Lithium-ion batteries drive devices from electric cars to
smartphones. And society is demanding more batteries with more capacity from
each battery.
To help meet this demand, Pacific Northwest National
Laboratory’s Environmental Molecular Science Laboratory users and researchers
put their energy behind a clever new idea that, literally, gives batteries a
bit of room to grow. Lithium-ion batteries generate electricity by shuttling
lithium ions through an electrolyte. In a fully charged battery, lithium ions
are stored in a cathode, such as lithium cobalt oxide.
When in use, lithium ions flow from the cathode through an
electrolyte into the anode, most commonly made of carbon. During recharging,
the ions are pushed back to the cathode where they started. Researchers built
upon current technology by making a new type of anode that consists of single
silicon nanoparticles inside carbon shells, much like yolks inside eggs.
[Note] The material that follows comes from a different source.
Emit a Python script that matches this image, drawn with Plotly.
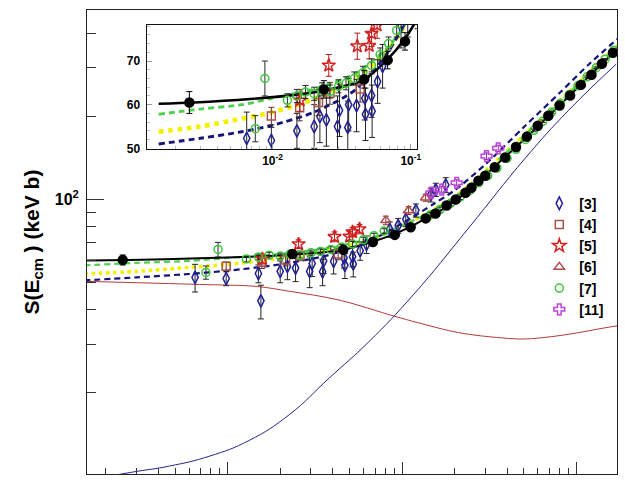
import plotly.graph_objects as go

# ---------------- model curves (E in MeV, S in keV b) ----------------
E_fit = [0.0015, 0.0027, 0.0069, 0.015, 0.024, 0.045, 0.067, 0.09, 0.112, 0.137,
         0.156, 0.20, 0.25, 0.357, 0.53, 0.786, 1.166, 1.75]
S_fit = [60.2, 60.5, 61.3, 62.3, 63.3, 65.6, 70.2, 75.0, 79.8, 85.5,
         89.1, 98.4, 110.4, 135.6, 170.6, 216.6, 277, 355]

E_grid = [0.0015, 0.003, 0.006, 0.01, 0.02, 0.04, 0.07, 0.1, 0.15, 0.2, 0.3, 0.5, 0.8, 1.2, 1.75]
S_green = [57.8, 59.0, 60.0, 61.5, 63.6, 67.2, 73.5, 80.5, 91, 101.5, 126, 170, 225, 289, 362]
S_yellow = [53.8, 55.0, 56.8, 58.3, 61.3, 66.0, 73.0, 80.5, 91.5, 102, 127, 171, 227, 291, 364]
S_navy = [51.0, 52.3, 53.8, 55.3, 58.3, 63.5, 72.5, 82, 96, 108, 134, 183, 243, 312, 385]

E_red = [0.0015, 0.0069, 0.0146, 0.0225, 0.0435, 0.0896, 0.1245, 0.211, 0.37, 0.5, 0.716, 1.0, 1.4, 1.75]
S_red = [50.6, 49.3, 48.5, 46.6, 43.3, 37.9, 35.8, 33.0, 31.6, 31.3, 31.9, 32.9, 34.2, 35.0]

E_blue = [0.00185, 0.002858, 0.004644, 0.007859, 0.0133, 0.02252, 0.03812, 0.06453,
          0.1166, 0.2404, 0.5091, 0.8966, 1.686]
S_blue = [9.84, 10.33, 10.86, 11.79, 13.45, 16.65, 22.58, 30.6,
          45.4, 78.8, 141.3, 209.6, 308.6]

# ---------------- data sets ----------------
E_dots = [0.0025, 0.0235, 0.046, 0.068, 0.0908, 0.112, 0.1366, 0.1556, 0.180, 0.203, 0.231,
          0.250, 0.274, 0.30, 0.34, 0.39, 0.45, 0.52, 0.60, 0.69, 0.80, 0.92, 1.06, 1.22, 1.40, 1.62]
S_dots = [60.5, 63.5, 65.8, 70.2, 74.5, 79.4, 85.5, 89.1, 95.2, 100, 105.9,
          110.4, 117, 122, 131, 142, 155, 169, 185, 201, 219, 238, 260, 283, 310, 340]
Err_dots = [2.5, 2.0, 2.0, 2.0, 2.0, 2.0, 2.0, 2.0, 2.0, 2.0, 2.0,
            2.0, 2.0, 2.0, 2.0, 2.0, 2.0, 2.0, 2.0, 2.0, 2.0, 2.0, 2.0, 2.0, 2.0, 2.0]

E3 = [0.0065, 0.0098, 0.0150, 0.0155, 0.0200, 0.0220, 0.0245, 0.0295, 0.0305, 0.0350, 0.0355,
      0.0405, 0.0465, 0.0470, 0.0520, 0.0525, 0.0575, 0.0625, 0.085, 0.095, 0.105, 0.120,
      0.146, 0.156, 0.178]
S3 = [52.3, 51.8, 54.0, 43.0, 55.0, 57.3, 56.5, 55.0, 58.7, 54.8, 60.0,
      59.8, 61.5, 57.8, 62.1, 58.5, 65.3, 68.8, 78.0, 80.5, 84.8, 91.4,
      104.0, 108.6, 113.0]
Err3 = [6, 3, 4, 6, 5, 6, 6, 7, 6, 6, 6,
        6, 5, 6, 5, 6, 5, 5, 5, 5, 5, 5,
        6, 6, 7]

E4 = [0.0098, 0.0157, 0.0215, 0.026, 0.043]
S4 = [57.4, 59.3, 60.5, 62.6, 63.6]
Err4 = [2, 3, 3, 2.5, 3]

E5 = [0.0158, 0.0255, 0.041, 0.050, 0.052, 0.057]
S5 = [61.0, 69.0, 73.4, 73.5, 76.3, 78.2]
Err5 = [2.5, 2.5, 3, 3, 3, 3]

E6 = [0.0807, 0.109, 0.1365]
S6 = [84.1, 91.3, 101.6]
Err6 = [3, 3, 3]

E7 = [0.0075, 0.0088, 0.0128, 0.0150, 0.0173, 0.0200, 0.0228, 0.026, 0.030, 0.034, 0.039,
      0.045, 0.052, 0.060, 0.069, 0.079, 0.145, 0.165, 0.19, 0.215, 0.245, 0.275, 0.31,
      0.35, 0.40, 0.45, 0.51, 0.57, 0.64, 0.72, 0.81, 0.91, 1.02, 1.15, 1.30, 1.46, 1.64]
S7 = [54.5, 66.0, 61.0, 62.0, 62.9, 62.5, 63.5, 63.0, 64.2, 64.9, 66.0,
      67.3, 69.0, 71.5, 74.0, 77.0, 88, 92, 97, 102, 108, 115, 122,
      130, 141, 152, 165, 178, 192, 207, 223, 240, 258, 278, 300, 322, 347]
Err7 = [3, 4, 1.5, 1.5, 1.5, 1.5, 1.5, 1.5, 1.5, 1.5, 1.5,
        1.5, 1.5, 1.5, 1.5, 1.5, 2, 2, 2, 2, 2, 2, 2,
        2, 2, 2, 2, 2, 2, 2, 2, 2, 2, 2, 2, 2, 2]

E11 = [0.1476, 0.1687, 0.2056, 0.305, 0.356]
S11 = [105.9, 108.6, 115.0, 143.6, 153.3]
Err11 = [3, 3, 3, 4, 4]

# tick positions
x_major = [0.01, 0.1, 1]
x_minor = [0.002, 0.003, 0.004, 0.005, 0.006, 0.007, 0.008, 0.009,
           0.02, 0.03, 0.04, 0.05, 0.06, 0.07, 0.08, 0.09,
           0.2, 0.3, 0.4, 0.5, 0.6, 0.7, 0.8, 0.9]
y_major = [100]
y_minor = [20, 30, 40, 50, 60, 70, 80, 90, 200, 300, 400]
ix_minor = [0.002, 0.003, 0.004, 0.005, 0.006, 0.007, 0.008, 0.009,
            0.02, 0.03, 0.04, 0.05, 0.06, 0.07, 0.08, 0.09]

FONT = "Liberation Sans, Arial, Helvetica, sans-serif"
fig = go.Figure()

AXES = [("x", "y", 1.0), ("x2", "y2", 1.3)]

def add_curve(E, S, color, width, dash, inset=True, smoothing=0.8):
    for xa, ya, k in (AXES if inset else AXES[:1]):
        fig.add_trace(go.Scatter(
            x=E, y=S, mode="lines", xaxis=xa, yaxis=ya, showlegend=False,
            hoverinfo="skip",
            line=dict(color=color, width=width * k, dash=dash, shape="spline",
                      smoothing=smoothing)))

add_curve(E_red, S_red, "#b03a3a", 1.0, "solid", inset=False, smoothing=1.0)
add_curve(E_blue, S_blue, "#25258a", 1.0, "solid", inset=False, smoothing=1.3)
add_curve(E_grid, S_yellow, "#f2f200", 3.6, "dot")
add_curve(E_grid, S_green, "#4fd14f", 2.2, "6px,4px")
add_curve(E_grid, S_navy, "#14147a", 2.2, "6px,4px")
add_curve(E_fit, S_fit, "#000000", 2.0, "solid")

def add_data(E, S, err, name, symbol, color, size, ecolor):
    for i, (xa, ya, k) in enumerate(AXES):
        fig.add_trace(go.Scatter(
            x=E, y=S, mode="markers", xaxis=xa, yaxis=ya,
            name=name, showlegend=(i == 0 and name is not None),
            error_y=dict(type="data", array=err, color=ecolor, thickness=1, width=3),
            marker=dict(symbol=symbol, size=size, color=color,
                        line=dict(color=color, width=1.5))))

add_data(E3, S3, Err3, "[3]", "diamond-tall-open", "#1f1f9a", 9, "#222222")
add_data(E4, S4, Err4, "[4]", "square-open", "#a8524a", 8, "#5a3030")
add_data(E5, S5, Err5, "[5]", "star-open", "#d42020", 10, "#b02020")
add_data(E6, S6, Err6, "[6]", "triangle-up-open", "#b04848", 9, "#803030")
add_data(E7, S7, Err7, "[7]", "circle-open", "#3ec43e", 8, "#2a2a2a")
add_data(E11, S11, Err11, "[11]", "cross-open", "#c040e0", 9, "#8a3aa0")
add_data(E_dots, S_dots, Err_dots, None, "circle", "#000000", 9, "#000000")

fig.update_layout(
    width=625, height=483,
    margin=dict(l=87, r=6, t=10, b=3),
    paper_bgcolor="white", plot_bgcolor="white",
    font=dict(family=FONT, color="black"),
    showlegend=True,
    legend=dict(x=(541 - 87) / 532, xanchor="left", y=(480 - 190) / 470, yanchor="top",
                bgcolor="rgba(0,0,0,0)", borderwidth=0, itemwidth=30,
                font=dict(family=FONT, size=14, color="black", weight="bold"),
                tracegroupgap=0),
    xaxis=dict(type="log", range=[-2.807, 0.2326], domain=[0, 1], anchor="y",
               showgrid=False, zeroline=False, showline=True, linecolor="#222",
               linewidth=1, mirror=True, ticks="inside", ticklen=12, tickcolor="#333",
               tickvals=x_major, showticklabels=False,
               minor=dict(tickvals=x_minor, ticks="inside", ticklen=6, tickcolor="#333")),
    yaxis=dict(type="log", range=[1.007, 2.686], domain=[0, 1], anchor="x",
               showgrid=False, zeroline=False, showline=True, linecolor="#222",
               linewidth=1, mirror=True, ticks="inside", ticklen=17, tickcolor="#333",
               tickvals=y_major, ticktext=["<b>10<sup>2</sup></b>"],
               tickfont=dict(size=16, family=FONT), ticklabelstandoff=4,
               minor=dict(tickvals=y_minor, ticks="inside", ticklen=9, tickcolor="#333"),
               title=dict(text="<b>S(E<sub>cm</sub> ) (keV b)</b>", standoff=9,
                          font=dict(size=21, family=FONT))),
    xaxis2=dict(type="log", range=[-2.91, -0.957], domain=[(147 - 87) / 532, (418 - 87) / 532],
                anchor="y2", showgrid=False, zeroline=False, showline=True, linecolor="#111",
                linewidth=1.3, mirror=True, ticks="inside", ticklen=5, tickcolor="#999",
                tickvals=[0.01, 0.1], ticktext=["<b>10<sup>-2</sup></b>", "<b>10<sup>-1</sup></b>"],
                tickfont=dict(size=12, family=FONT),
                minor=dict(tickvals=ix_minor, ticks="inside", ticklen=3, tickcolor="#bbb")),
    yaxis2=dict(range=[49.8, 78.3], domain=[(480 - 151) / 470, (480 - 25) / 470],
                anchor="x2", showgrid=False, zeroline=False, showline=True, linecolor="#111",
                linewidth=1.3, mirror=True, ticks="inside", ticklen=5, tickcolor="#999",
                tickvals=[50, 60, 70], ticktext=["<b>50</b>", "<b>60</b>", "<b>70</b>"],
                tickfont=dict(size=12, family=FONT), ticklabelstandoff=3,
                minor=dict(dtick=2, ticks="inside", ticklen=3, tickcolor="#bbb")),
)

fig.write_html("out.html")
In this new design, lithium ions flow from the cathode
through the electrolyte, diffuse through the carbon shells, and enter the
silicon—which can hold ten times as many lithium ions as carbon alone.
By leaving just the right amount of space, the lithiated silicon
nanoparticles swell to fill, but not burst, the carbon shell.
The result?
A lithium-ion battery system that compared to commercial
batteries holds seven times more energy and can be discharged and recharged
five times as many times before it wears out. Critical to its good performance,
the new system forms a stable crust, a solid electrolyte interphase, on the
anode that is a consequence of electrolyte decomposition. Moreover, the team’s
manufacturing process is affordable, efficient, and can be readily scaled up.